10 Jul 2019
De Schacht C, Mutaquiha C, Faria F, Castro G, Manaca N, Manhiça I, et al. (2019). Barriers to access and adherence to tuberculosis services, as perceived by patients: A qualitative study in Mozambique. PLoS One. 14(7), e0219470. doi: 10.1371/journal.pone.0219470
Tuberculosis (TB) continues to be a leading cause of death in Sub-Saharan Africa, including Mozambique. While diagnostic methods and total notifications are improving, significant gaps remain between total numbers of TB cases annually, and the number that are notified. The purpose of this study was to elicit Mozambican patients with drug sensitive TB (DS-TB), TB/HIV and Multi drug resistant tuberculosis (MDR-TB) understanding and assessment of the quality of care for DS-TB, HIV/TB and MDR-TB services in Mozambique, along with challenges to effectively preventing, diagnosing and treating TB.
MATERIALS AND METHODS:
Qualitative data was collected via separate focus group discussions consisting of patients with DS-TB, TB/HIV and MDR-TB at four health centers in Sofala and Manica Province, Mozambique, to describe knowledge on TB, HIV and MDR-TB, and identify barriers to access and adherence to services and their recommendations for improvement. A total of 51 patients participated in 11 discussions. Content analysis was done and main themes were identified.

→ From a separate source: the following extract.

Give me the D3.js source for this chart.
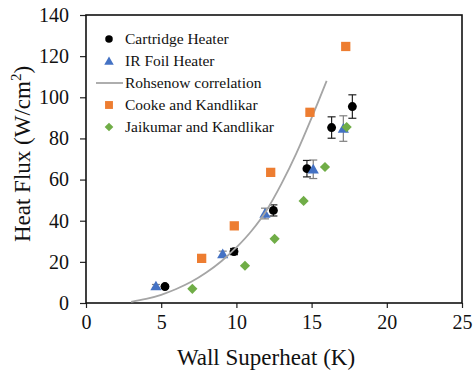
<!DOCTYPE html>
<html>
<head>
<meta charset="utf-8">
<script src="https://cdn.jsdelivr.net/npm/d3@7"></script>
<style>
  html, body { margin: 0; padding: 0; background: #fff; }
  svg { display: block; }
</style>
</head>
<body>
<svg id="chart" width="473" height="370"></svg>
<script>
// Boiling curve: heat flux vs wall superheat
const xTicks = [0, 5, 10, 15, 20, 25];
const yTicks = [0, 20, 40, 60, 80, 100, 120, 140];

const cartridgeX = [5.25, 9.84, 12.46, 14.69, 16.33, 17.71];
const cartridgeY = [8.0, 25.0, 45.0, 65.3, 85.3, 95.5];
const cartridgeErr = [0.8, 1.5, 2.7, 4.0, 5.2, 5.7];

const irX = [4.65, 9.09, 11.9, 15.11, 17.11];
const irY = [8.2, 23.8, 43.5, 65.0, 84.8];
const irErr = [0.8, 1.4, 2.6, 4.5, 6.2];

const rohsenowX = [3, 4, 5, 6, 7, 8, 9, 10, 11, 12, 13, 14, 15, 16];
const rohsenowY = [0.6, 2.0, 4.0, 6.8, 10.3, 14.8, 20.3, 27.0, 35.0, 45.0, 58.0, 73.0, 90.0, 108.0];

const cookeX = [7.69, 9.86, 12.28, 14.89, 17.27];
const cookeY = [21.7, 37.5, 63.5, 92.7, 124.7];

const jaikumarX = [7.07, 10.57, 12.54, 14.47, 15.89, 17.33];
const jaikumarY = [6.9, 18.1, 31.2, 49.6, 66.1, 85.5];

const legendLabels = ["Cartridge Heater", "IR Foil Heater", "Rohsenow correlation",
                      "Cooke and Kandlikar", "Jaikumar and Kandlikar"];

const colors = { black: "#000000", blue: "#4472C4", gray: "#A5A5A5", orange: "#ED7D31", green: "#70AD47" };
const FONT = '"Liberation Serif", "Times New Roman", serif';

(function draw() {
  const svg = d3.select("#chart");
  const mLeft = 86, mRight = 462, mTop = 15, mBottom = 303;

  const x = d3.scaleLinear().domain([0, 25]).range([mLeft, mRight]);
  const y = d3.scaleLinear().domain([0, 140]).range([mBottom, mTop]);

  // Axes
  const xAxis = svg.append("g").attr("transform", `translate(0,${mBottom})`)
    .call(d3.axisBottom(x).tickValues(xTicks).tickSize(5).tickSizeOuter(0).tickPadding(6));
  const yAxis = svg.append("g").attr("transform", `translate(${mLeft},0)`)
    .call(d3.axisLeft(y).tickValues(yTicks).tickSize(6).tickSizeOuter(0).tickPadding(11));
  [xAxis, yAxis].forEach(a => {
    a.attr("font-family", null);
    a.selectAll("text").attr("font-size", 20).attr("fill", "#111")
      .style("font-family", FONT);
    a.selectAll("line").attr("stroke", "#222").attr("stroke-width", 1.2);
    a.select(".domain").remove();
  });
  xAxis.selectAll("text").attr("dy", "0.75em");

  // Plot frame
  svg.append("rect")
    .attr("x", mLeft).attr("y", mTop)
    .attr("width", mRight - mLeft).attr("height", mBottom - mTop)
    .attr("fill", "none").attr("stroke", "#111").attr("stroke-width", 1.6);

  // Axis titles
  svg.append("text")
    .attr("x", (mLeft + mRight) / 2 - 8).attr("y", 365)
    .attr("text-anchor", "middle").attr("font-size", 23).attr("fill", "#111")
    .style("font-family", FONT)
    .text("Wall Superheat (K)");

  const yt = svg.append("text")
    .attr("transform", `translate(30,${(mTop + mBottom) / 2 - 5}) rotate(-90)`)
    .attr("text-anchor", "middle").attr("font-size", 23).attr("fill", "#111")
    .style("font-family", FONT);
  yt.append("tspan").text("Heat Flux (W/cm");
  yt.append("tspan").attr("font-size", 15).attr("dy", -9).text("2");
  yt.append("tspan").attr("dy", 9).text(")");

  // Marker shapes (diamond = square turned 45°)
  const sym = {
    circle: { d: d3.symbol().type(d3.symbolCircle).size(62)(), rot: 0 },
    triangle: { d: d3.symbol().type(d3.symbolTriangle).size(54)(), rot: 0 },
    square: { d: d3.symbol().type(d3.symbolSquare).size(86)(), rot: 0 },
    diamond: { d: d3.symbol().type(d3.symbolSquare).size(52)(), rot: 45 }
  };

  function errorBars(xs, ys, errs, color) {
    const g = svg.append("g").attr("stroke", color).attr("stroke-width", 1.2);
    xs.forEach((xv, i) => {
      const cx = x(xv), y1 = y(ys[i] + errs[i]), y2 = y(ys[i] - errs[i]);
      g.append("line").attr("x1", cx).attr("x2", cx).attr("y1", y1).attr("y2", y2);
      g.append("line").attr("x1", cx - 4).attr("x2", cx + 4).attr("y1", y1).attr("y2", y1);
      g.append("line").attr("x1", cx - 4).attr("x2", cx + 4).attr("y1", y2).attr("y2", y2);
    });
  }

  function markers(xs, ys, shape, color, dy) {
    svg.append("g").selectAll("path").data(xs.map((v, i) => [v, ys[i]])).join("path")
      .attr("d", shape.d)
      .attr("transform", d => `translate(${x(d[0])},${y(d[1]) + (dy || 0)}) rotate(${shape.rot})`)
      .attr("fill", color);
  }

  // Cartridge heater
  errorBars(cartridgeX, cartridgeY, cartridgeErr, "#222");
  markers(cartridgeX, cartridgeY, sym.circle, colors.black);

  // IR foil heater
  errorBars(irX, irY, irErr, "#7f7f7f");
  markers(irX, irY, sym.triangle, colors.blue, 1);

  // Rohsenow correlation
  svg.append("path")
    .datum(rohsenowX.map((v, i) => [v, rohsenowY[i]]))
    .attr("d", d3.line().x(d => x(d[0])).y(d => y(d[1])).curve(d3.curveMonotoneX))
    .attr("fill", "none").attr("stroke", colors.gray).attr("stroke-width", 1.8);

  // Literature data
  markers(cookeX, cookeY, sym.square, colors.orange);
  markers(jaikumarX, jaikumarY, sym.diamond, colors.green);

  // Legend
  const legend = svg.append("g");
  const rowY = i => 39 + i * 22;
  const legendMarks = [
    { shape: sym.circle, color: colors.black },
    { shape: sym.triangle, color: colors.blue },
    null,
    { shape: sym.square, color: colors.orange },
    { shape: sym.diamond, color: colors.green }
  ];
  legendLabels.forEach((lab, i) => {
    const m = legendMarks[i];
    if (m) {
      legend.append("path").attr("d", m.shape.d)
        .attr("transform", `translate(109,${rowY(i) + (i === 1 ? 1 : 0)}) rotate(${m.shape.rot}) scale(0.85)`)
        .attr("fill", m.color);
    } else {
      legend.append("line").attr("x1", 96).attr("x2", 123)
        .attr("y1", rowY(i)).attr("y2", rowY(i))
        .attr("stroke", colors.gray).attr("stroke-width", 1.8);
    }
    legend.append("text").attr("x", 125).attr("y", rowY(i) + 5)
      .attr("font-size", 15.5).attr("fill", "#111")
      .style("font-family", FONT).text(lab);
  });
})();
</script>
</body>
</html>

Focus groups shared a number of prominent themes. Respondents identified numerous challenges including delays in diagnosis, stigma related with diagnosis and treatment, long waits at health facilities, the absence of nutritional support for patients with TB, the absence of a comprehensive psychosocial support program, and the lack of overall knowledge about TB or multi drug resistant TB in the community.
TB patients in central Mozambique identified many challenges to effectively preventing, diagnosing and treating tuberculosis. Awareness strengthening in the community, continuous quality monitoring and in-service training is needed to increase screening, diagnosis and treatment for TB, HIV/TB and MDR-TB.